Written problem> Reproduce the material below line by line, beginning with its first line and ending with the line that contains "(d) at (1413,797.25)"; leave out pictures.

Dataset extract>
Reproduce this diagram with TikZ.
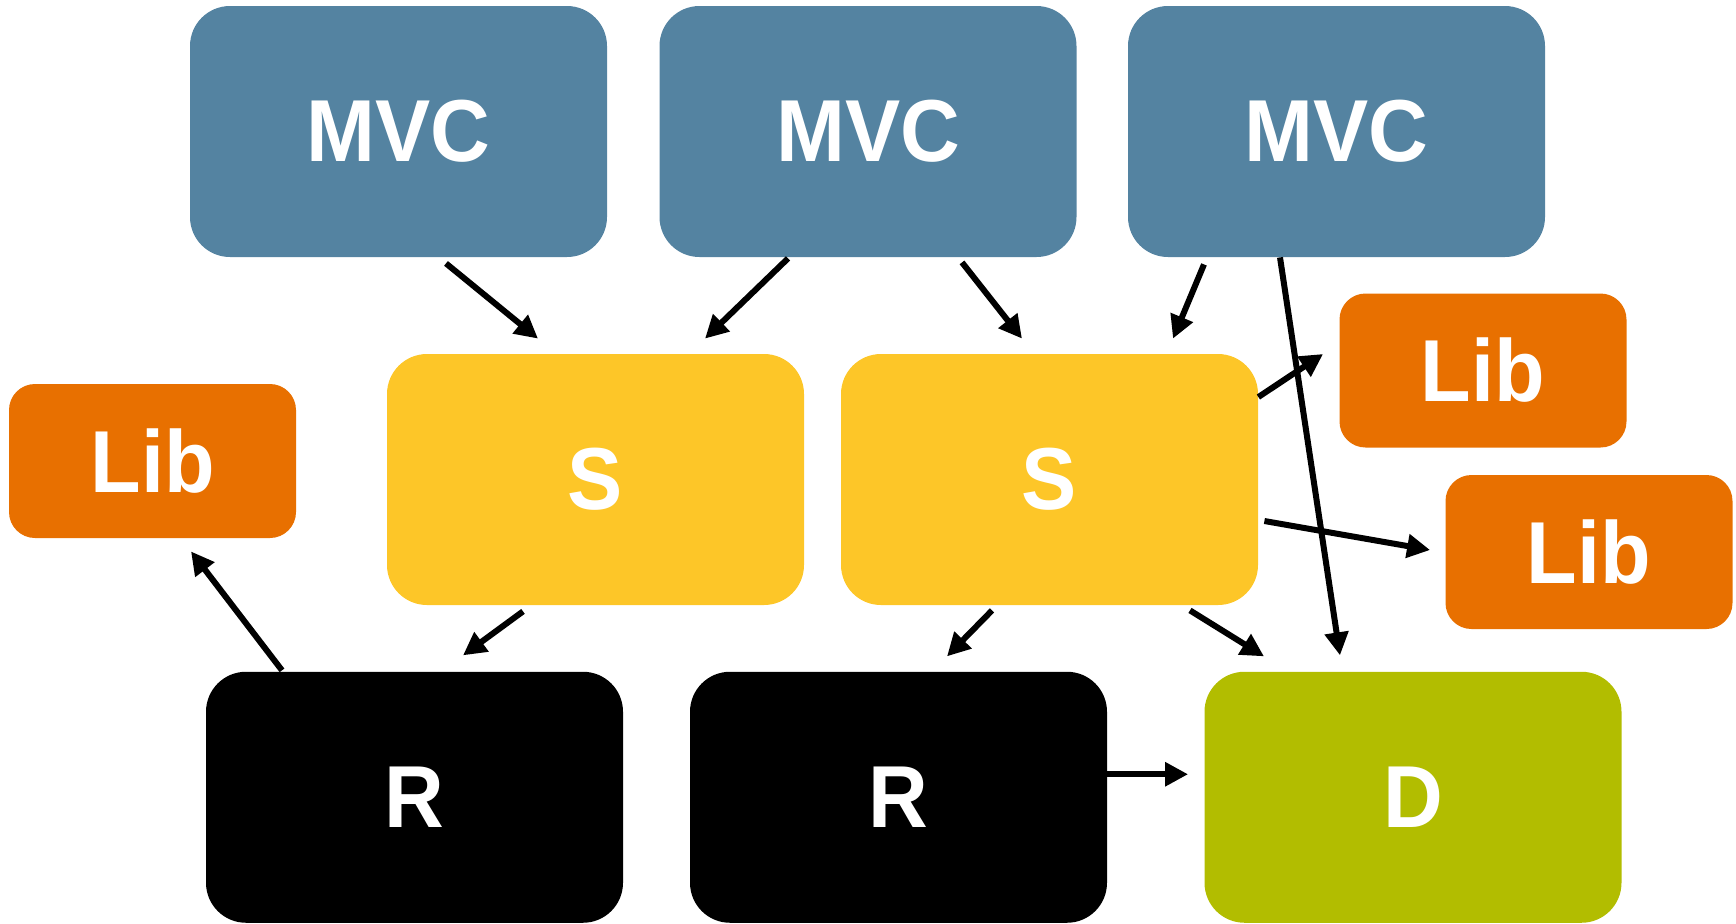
\documentclass[tikz,border=0pt]{standalone}
\usepackage{fontspec}
\setmainfont[FakeStretch=0.94]{Liberation Sans}
\usetikzlibrary{arrows.meta,calc}

\definecolor{mvcblue}{RGB}{84,131,161}
\definecolor{svcyellow}{RGB}{253,198,40}
\definecolor{liborange}{RGB}{232,112,0}
\definecolor{dbgreen}{RGB}{178,189,0}

\begin{document}
\begin{tikzpicture}[x=0.5pt,y=-0.5pt,
  bigbox/.style={rectangle,rounded corners=20pt,minimum width=208.5pt,
    minimum height=125.5pt,inner sep=0pt,text=white,
    font=\fontsize{44}{44}\selectfont\bfseries},
  libbox/.style={rectangle,rounded corners=13pt,minimum width=143.5pt,
    minimum height=77pt,inner sep=0pt,fill=liborange,text=white,
    font=\fontsize{44}{44}\selectfont\bfseries},
  mvcbox/.style={bigbox,fill=mvcblue},
  svcbox/.style={bigbox,fill=svcyellow},
  rbox/.style={bigbox,fill=black},
  dbox/.style={bigbox,fill=dbgreen},
  link/.style={line width=3pt,-{Triangle[length=11.5pt,width=11.5pt]}}]

\useasboundingbox (0,0) rectangle (1736,923);

% boxes
\node[mvcbox] (mvc1) at (398.5,131.5) {MVC};
\node[mvcbox] (mvc2) at (868,131.5) {MVC};
\node[mvcbox] (mvc3) at (1336.5,131.5) {MVC};

\node[libbox] (libL) at (152.5,461) {Lib};
\node[libbox] (libTR) at (1483,370.5) {Lib};
\node[libbox] (libR) at (1589,552) {Lib};

\node[svcbox] (s1) at (595.5,479.5) {S};
\node[svcbox] (s2) at (1049.5,479.5) {S};

\node[rbox] (r1) at (414.5,797.25) {R};
\node[rbox] (r2) at (898.5,797.25) {R};
\node[dbox] (d) at (1413,797.25) {D};

% connectors
\draw[link] ($(mvc1.south)+(47.5,6)$) -- ($(s1.north)+(-57.5,-15)$);
\draw[link] ($(mvc2.south)+(-80,1)$) -- ($(s1.north)+(109.5,-15)$);
\draw[link] ($(mvc2.south)+(94,5)$) -- ($(s2.north)+(-27.5,-15)$);
\draw[link] ($(mvc3.south)+(-132.5,7)$) -- ($(s2.north)+(123.5,-15)$);
\draw[link] ($(mvc3.south)+(-56.5,0)$) -- ($(d.north)+(-73,-16)$);
\draw[link] ($(s2.east)+(0,-82.5)$) -- ($(libTR.west)+(-16,-16.5)$);
\draw[link] ($(s2.east)+(6,41.5)$) -- ($(libR.west)+(-15,-2)$);
\draw[link] ($(s1.south)+(-72.5,6)$) -- ($(r1.north)+(48.5,-16)$);
\draw[link] ($(s2.south)+(-57.5,5)$) -- ($(r2.north)+(48.5,-15)$);
\draw[link] ($(s2.south)+(140.5,5)$) -- ($(d.north)+(-149,-15)$);
\draw[link] ($(r1.north)+(-132.5,-1)$) -- ($(libL.south)+(38.5,13)$);
\draw[link] ($(r2.east)+(0,-23)$) -- ($(d.west)+(-16,-23)$);

\end{tikzpicture}
\end{document}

The reply>
Reproduce this diagram with TikZ.
\documentclass[tikz,border=0pt]{standalone}
\usepackage{fontspec}
\setmainfont[FakeStretch=0.94]{Liberation Sans}
\usetikzlibrary{arrows.meta,calc}

\definecolor{mvcblue}{RGB}{84,131,161}
\definecolor{svcyellow}{RGB}{253,198,40}
\definecolor{liborange}{RGB}{232,112,0}
\definecolor{dbgreen}{RGB}{178,189,0}

\begin{document}
\begin{tikzpicture}[x=0.5pt,y=-0.5pt,
  bigbox/.style={rectangle,rounded corners=20pt,minimum width=208.5pt,
    minimum height=125.5pt,inner sep=0pt,text=white,
    font=\fontsize{44}{44}\selectfont\bfseries},
  libbox/.style={rectangle,rounded corners=13pt,minimum width=143.5pt,
    minimum height=77pt,inner sep=0pt,fill=liborange,text=white,
    font=\fontsize{44}{44}\selectfont\bfseries},
  mvcbox/.style={bigbox,fill=mvcblue},
  svcbox/.style={bigbox,fill=svcyellow},
  rbox/.style={bigbox,fill=black},
  dbox/.style={bigbox,fill=dbgreen},
  link/.style={line width=3pt,-{Triangle[length=11.5pt,width=11.5pt]}}]

\useasboundingbox (0,0) rectangle (1736,923);

% boxes
\node[mvcbox] (mvc1) at (398.5,131.5) {MVC};
\node[mvcbox] (mvc2) at (868,131.5) {MVC};
\node[mvcbox] (mvc3) at (1336.5,131.5) {MVC};

\node[libbox] (libL) at (152.5,461) {Lib};
\node[libbox] (libTR) at (1483,370.5) {Lib};
\node[libbox] (libR) at (1589,552) {Lib};

\node[svcbox] (s1) at (595.5,479.5) {S};
\node[svcbox] (s2) at (1049.5,479.5) {S};

\node[rbox] (r1) at (414.5,797.25) {R};
\node[rbox] (r2) at (898.5,797.25) {R};
\node[dbox] (d) at (1413,797.25) {D};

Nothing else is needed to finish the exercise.